The induction of autophagy in cancer cells by chemotherapy can lead to induction of immunity in transplantable tumors. Heightened autophagy in tumor cells can be induced by chemotherapy, radiation therapy, or other cell stressors, including hypoxia and nutrient starvation. Autophagy involves the sequestration of intracellular contents, which are degraded after transport and fusion with a lysosome to release amino acids, nucleotides, adenosine triphosphate (ATP), and lipids that are important for anabolism and survival. The release of ATP into the extracellular milieu recruits dendritic cells, as well as CD4+ and CD8+ T-cells, resulting in antitumor immunity. Pharmacological induction of autophagy or ATP release in tumor cells during the initiation of the immune response could promote effective antitumor immunity. HMGB1 denotes high-mobility group box 1.

Study of autophagy over the past three decades has shown it to be a response to stress that includes hypoxia and starvation, which are often found in tumors.1,3 Indeed, autophagy is frequently observed in the setting of established cancers but its inhibition during early carcinogenesis actually promotes tumor progression, suggesting that an autophagic “switch” promotes a tumor’s transition to “autophagy addiction” to maintain viability in hypoxic, nutrient-limited microenvironments.

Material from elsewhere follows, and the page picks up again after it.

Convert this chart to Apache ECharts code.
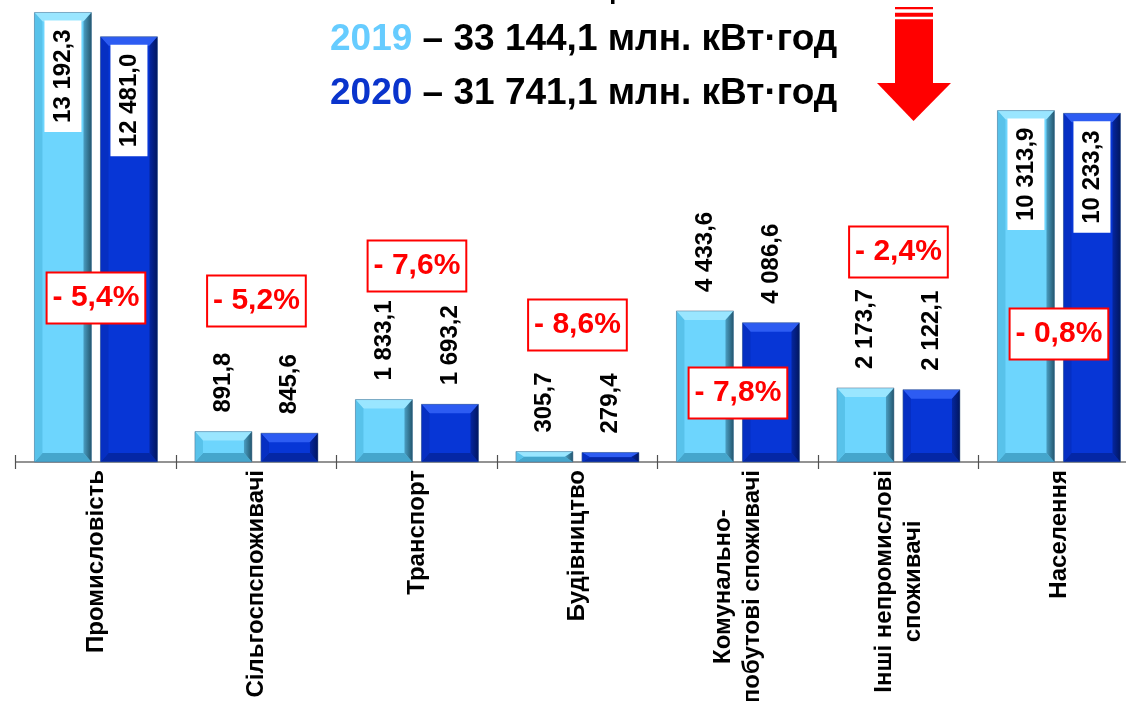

Tumors are currently perceived to use autophagy primarily as a self-protective mechanism, usually dying with rather than as a consequence of excessive self-eating. Michaud et al showed that the initial anti-tumor effects of chemotherapy of two distinct transplantable tumors, a colorectal cancer and a sarcoma, depend on the extent to which cells are capable of enhancing basal levels of autophagy2. Administration of the chemotherapeutic agents, mitoxantrone or oxaliplatin, led to tumor infiltration by antigen-presenting dendritic cells and cytotoxic T-cells in autophagy-competent tumor cells. The investigators went on to show that the release of adenosine triphosphate (ATP)2 by dying, autophagy-competent cells was critical to the induction of host-protective anti-tumor immunity. Cellular release of ATP has also been observed in the autophagic and immune responses to pathogens. ATP is an established DAMP – a damage-associated molecular pattern molecule, a “danger” signal that alerts the immune system to the presence of tissue damage and potentially dangerous microbial agents. In keeping with these concepts, Michaud et al found that chemotherapy-induced adaptive immunity against autophagy-deficient transplantable tumors was promoted by the introduction of exogenous ATP or the use of ATPase inhibitors.

These observations underscore the importance of understanding how tumors arise and are treated in the setting of active inflammatory and immune pathways. Much work remains to determine whether autophagy can be exploited so that its immunity-enhancing effects in the context of chemotherapy-induced apoptosis can modify clinical outcomes. Prior studies of autophagy and immunity have yielded conflicting results; the results described here, using transplantable tumors treated in the first few days following implantation, may not be applicable to the setting of established chemotherapy-resistant tumors found in patients with cancer that have interacted with the host immune system over several years in their development. Other well-described mechanisms, including the production of immunosuppressive transforming growth factor-β or other cytokines, or certain prostaglandins such as PGE2, that underlie tumor-derived effects on immunity must also be considered. Indeed, the very factors that help initiate the immune response, such as ATP and HMGB1, may also late in tumor progression, promote recruitment and sustenance of immunosuppressive myeloid derived suppressor cells and T regulatory cells1, thereby promoting tumor growth. Current strategies designed to inhibit autophagy3,4 in the setting of modern immunotherapy with antibodies5 or cytokines, chemotherapy, or radiation therapy should be extended to include measures of the antitumor immunologic response.